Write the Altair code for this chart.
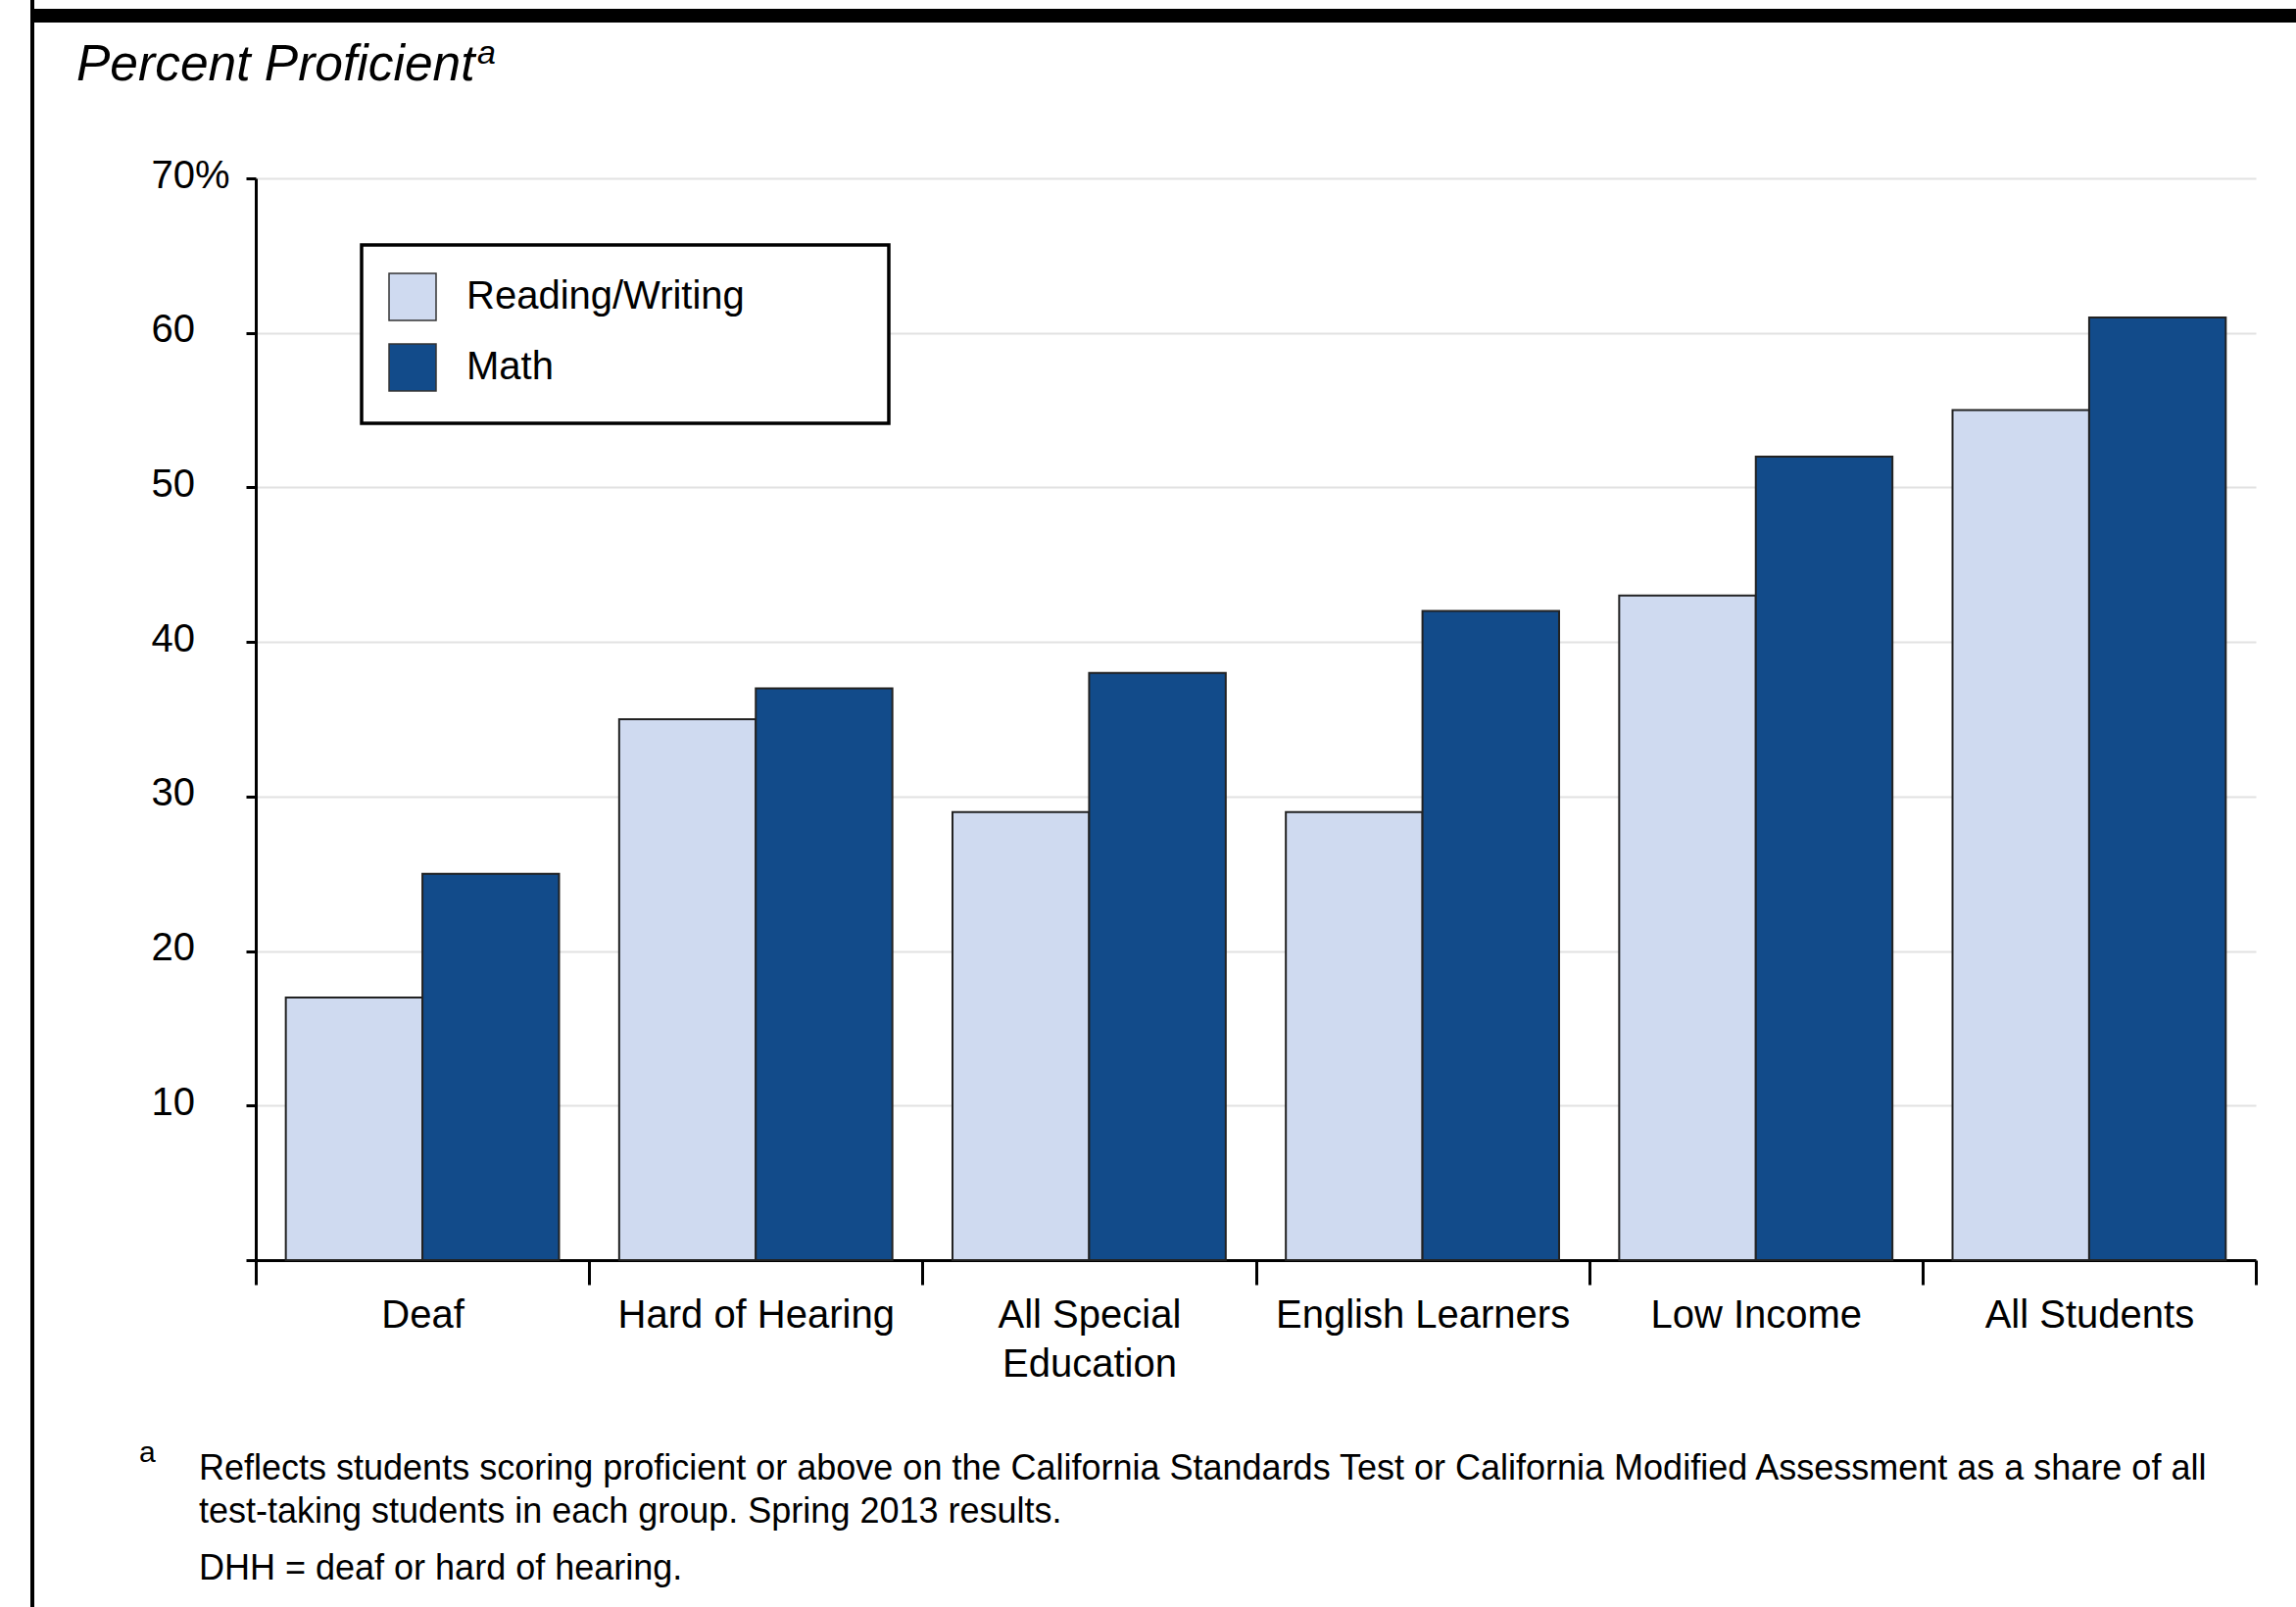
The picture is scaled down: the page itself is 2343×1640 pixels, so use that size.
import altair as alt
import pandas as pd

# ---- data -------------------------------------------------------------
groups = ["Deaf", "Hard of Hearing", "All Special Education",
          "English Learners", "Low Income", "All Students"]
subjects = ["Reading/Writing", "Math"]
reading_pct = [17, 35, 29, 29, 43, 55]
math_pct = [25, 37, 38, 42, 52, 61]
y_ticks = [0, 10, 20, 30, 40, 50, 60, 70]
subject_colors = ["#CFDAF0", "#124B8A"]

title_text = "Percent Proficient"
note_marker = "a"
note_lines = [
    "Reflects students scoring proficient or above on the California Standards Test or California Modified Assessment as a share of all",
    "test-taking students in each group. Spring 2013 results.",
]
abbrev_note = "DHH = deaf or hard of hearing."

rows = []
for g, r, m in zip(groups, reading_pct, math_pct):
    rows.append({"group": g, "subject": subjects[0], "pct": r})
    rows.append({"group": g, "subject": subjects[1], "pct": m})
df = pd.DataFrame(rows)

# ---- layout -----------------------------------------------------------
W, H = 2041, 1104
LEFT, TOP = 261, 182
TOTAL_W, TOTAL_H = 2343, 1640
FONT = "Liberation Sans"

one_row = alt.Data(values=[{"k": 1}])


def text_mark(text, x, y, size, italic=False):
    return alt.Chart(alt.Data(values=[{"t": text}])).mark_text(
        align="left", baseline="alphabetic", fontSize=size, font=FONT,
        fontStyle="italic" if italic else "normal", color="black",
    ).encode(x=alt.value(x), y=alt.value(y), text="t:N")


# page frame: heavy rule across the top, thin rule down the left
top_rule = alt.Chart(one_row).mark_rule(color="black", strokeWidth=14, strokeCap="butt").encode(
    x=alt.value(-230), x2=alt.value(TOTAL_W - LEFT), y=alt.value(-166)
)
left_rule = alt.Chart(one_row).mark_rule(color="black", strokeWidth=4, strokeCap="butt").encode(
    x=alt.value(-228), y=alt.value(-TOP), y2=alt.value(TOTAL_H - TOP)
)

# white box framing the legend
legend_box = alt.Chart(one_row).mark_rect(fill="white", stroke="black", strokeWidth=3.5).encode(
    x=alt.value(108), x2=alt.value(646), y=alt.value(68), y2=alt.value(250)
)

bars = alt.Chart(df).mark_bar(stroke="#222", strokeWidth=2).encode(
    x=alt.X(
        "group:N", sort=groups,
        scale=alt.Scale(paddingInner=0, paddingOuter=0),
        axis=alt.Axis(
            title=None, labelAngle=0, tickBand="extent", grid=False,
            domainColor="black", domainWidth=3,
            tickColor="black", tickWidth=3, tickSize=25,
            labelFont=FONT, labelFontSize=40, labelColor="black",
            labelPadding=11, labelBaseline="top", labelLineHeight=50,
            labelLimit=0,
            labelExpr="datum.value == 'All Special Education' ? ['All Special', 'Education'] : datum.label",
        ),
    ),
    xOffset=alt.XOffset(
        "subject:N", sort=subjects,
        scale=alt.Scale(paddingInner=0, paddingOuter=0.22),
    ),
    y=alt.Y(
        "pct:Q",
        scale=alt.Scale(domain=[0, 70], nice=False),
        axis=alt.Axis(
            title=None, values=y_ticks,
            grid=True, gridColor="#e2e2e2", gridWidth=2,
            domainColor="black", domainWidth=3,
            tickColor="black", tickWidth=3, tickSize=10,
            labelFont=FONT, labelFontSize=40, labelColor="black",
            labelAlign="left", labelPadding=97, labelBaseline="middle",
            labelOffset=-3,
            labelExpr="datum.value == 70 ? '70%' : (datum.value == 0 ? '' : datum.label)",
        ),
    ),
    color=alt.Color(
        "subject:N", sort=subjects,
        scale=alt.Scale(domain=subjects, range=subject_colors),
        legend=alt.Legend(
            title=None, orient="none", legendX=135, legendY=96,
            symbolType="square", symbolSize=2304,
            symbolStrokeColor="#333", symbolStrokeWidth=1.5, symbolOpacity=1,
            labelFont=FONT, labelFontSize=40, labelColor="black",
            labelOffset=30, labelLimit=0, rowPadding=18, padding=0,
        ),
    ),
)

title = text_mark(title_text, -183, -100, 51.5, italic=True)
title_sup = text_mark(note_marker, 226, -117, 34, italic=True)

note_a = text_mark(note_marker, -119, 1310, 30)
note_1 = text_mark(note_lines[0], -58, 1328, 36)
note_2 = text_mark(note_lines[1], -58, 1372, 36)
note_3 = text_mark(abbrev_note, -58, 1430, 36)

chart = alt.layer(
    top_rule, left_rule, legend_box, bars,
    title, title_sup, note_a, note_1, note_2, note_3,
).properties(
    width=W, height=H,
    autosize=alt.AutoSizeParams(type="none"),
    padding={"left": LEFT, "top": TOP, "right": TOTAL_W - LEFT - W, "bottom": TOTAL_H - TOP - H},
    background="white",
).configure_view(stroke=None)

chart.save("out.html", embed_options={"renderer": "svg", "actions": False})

-*-

What the task asks
Only the lines from the one containing "The picture is" through the one containing "import pandas as pd" are to be extracted, exactly as they appear, with both ends included.

Written reply
The picture is scaled down: the page itself is 2343×1640 pixels, so use that size.
import altair as alt
import pandas as pd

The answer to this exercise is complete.